The $50 million redevelopment will roll out in two phases, Renbaum said.
The first phase is slated to incorporate 70,000 square feet of retail space, including a Barnes & Noble College bookstore with a Starbucks, and 20,000 square feet of office space to house Morgan State University’s public safety department.
The project’s second phase will entail constructing an additional 30,000 to 35,000 square feet of retail space, most of which will be occupied by a grocery store, Renbaum said. His group is in talks with several potential grocers.
Demolition will begin early this fall, when all of the existing structures on the site will be razed, Renbaum said. Construction is expected to begin next year, and Renbaum hopes both phases of the project will debut simultaneously in 2020.
The shopping center at 1534 Havenwood Road has long been an eyesore and hub for crime in Northeast Baltimore’s Hillen neighborhood.
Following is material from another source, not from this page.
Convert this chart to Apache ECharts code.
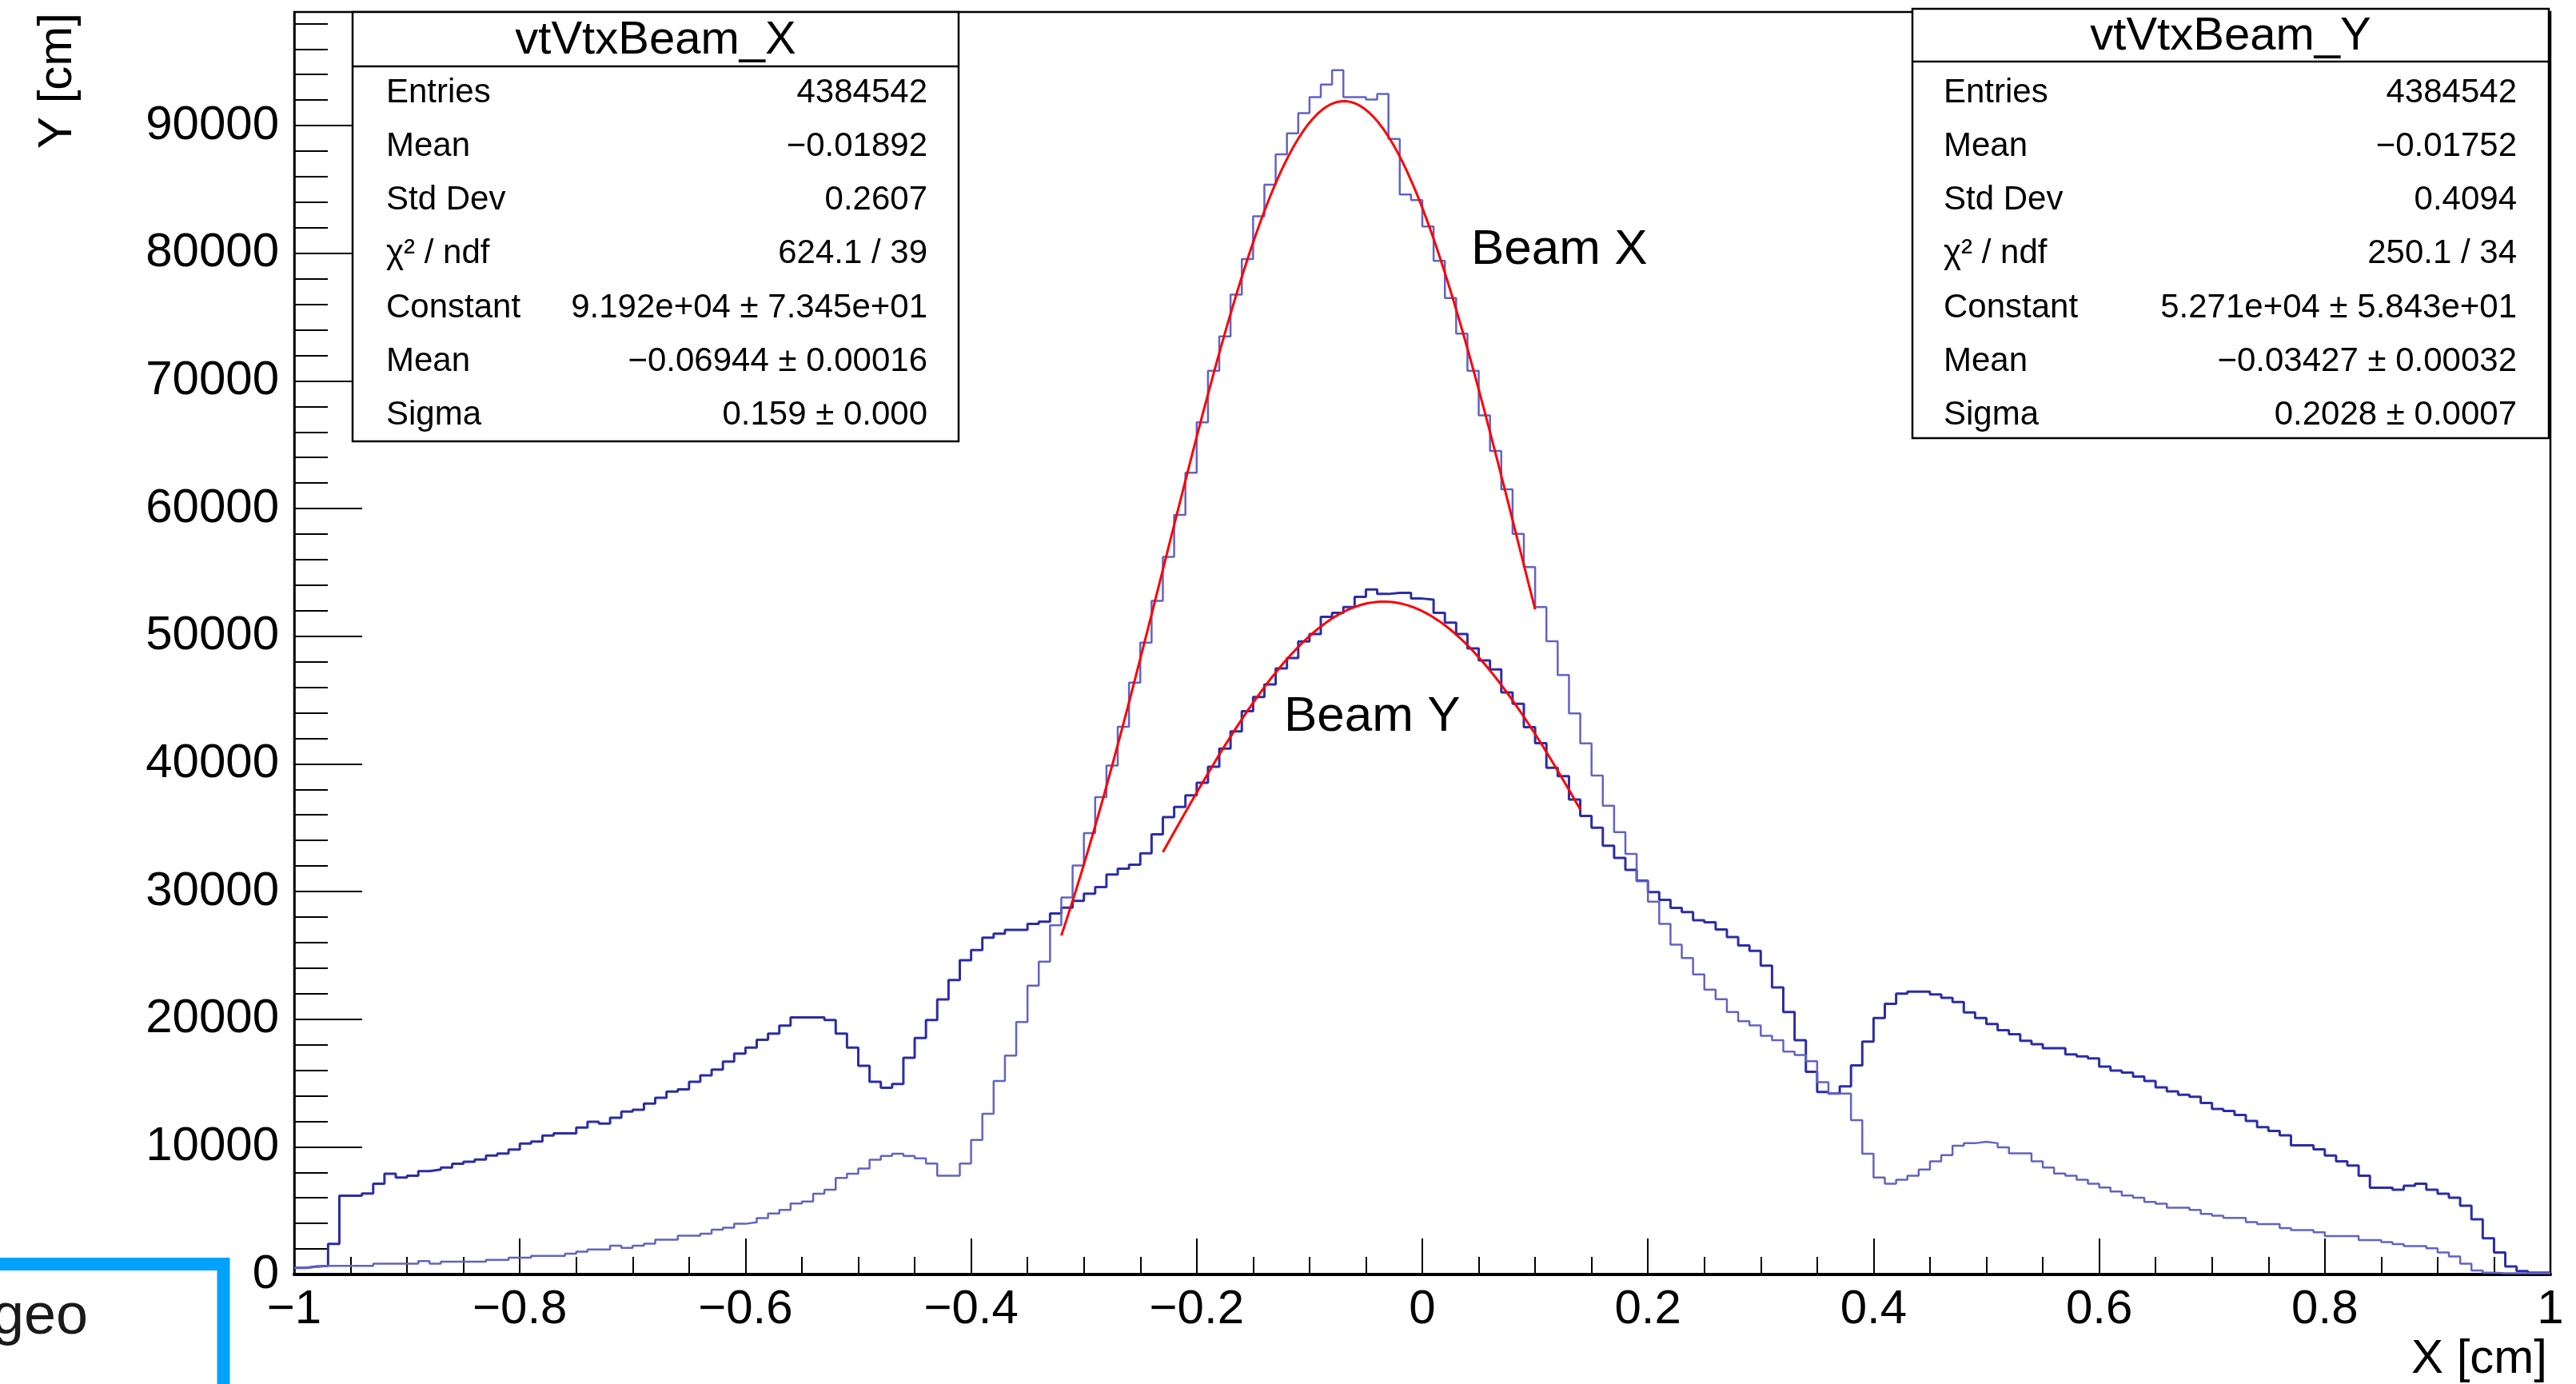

The site has been scouted for a range of redevelopment projects, from student housing to retail developments, but no previous proposals have come to fruition.
“This has been a long time coming,” Renbaum said. “Like, a really long time coming.”
Renbaum said he hopes the shopping center provides another draw for prospective Morgan students, as well as shopping, eating and health care amenities for nearby residents. He declined to detail other tenants set to join the retail portion, but said he’s received letters of intent from national and local vendors.
“This project represents a major coming together of so many different stakeholders, including the community — really the community surrounding in Northeast Baltimore — the university, the state of Maryland and the city,” Renbaum said. “And each of these different stakeholders has a tremendous vested interest in [its] success.”
Wilson declined to elaborate on the project when reached by phone Friday.
In March, the Baltimore City Council voted to support millions in tax breaks aimed at sparking the plaza’s redevelopment through the state’s Regional Institution Strategic Enterprise Zone program. The RISE program provides property and employment tax credits for businesses within the zones, which are centered around higher education institutions and non-profits affiliated with federal agencies.
The institutions form a strategy to attract businesses and create jobs in the zones. Part of Morgan State’s strategy is increasing security in the area, said Abigail McKnight, a tax specialist with the Maryland Department of Commerce.
“It’s great because what it’s doing is it’s developing not only the university ... but the community around the university will benefit from the redevelopment of Northwood Plaza,” said Mark Vulcan, a program manager for tax incentives with the Maryland Department of Commerce.
Morgan State submitted its RISE Zone application to the Maryland General Assembly’s Legislative Policy Committee on July 31. The committee has 45 days from the time an application is submitted to recommend to the state commerce department whether the institution should be approved for a RISE Zone.
Maryland has three RISE Zones, at the University of Maryland’s Baltimore and College Park campuses and the University of Maryland Baltimore County. The number of zones could soon double; applications also are pending for zones around Montgomery College and Salisbury University, Vulcan said.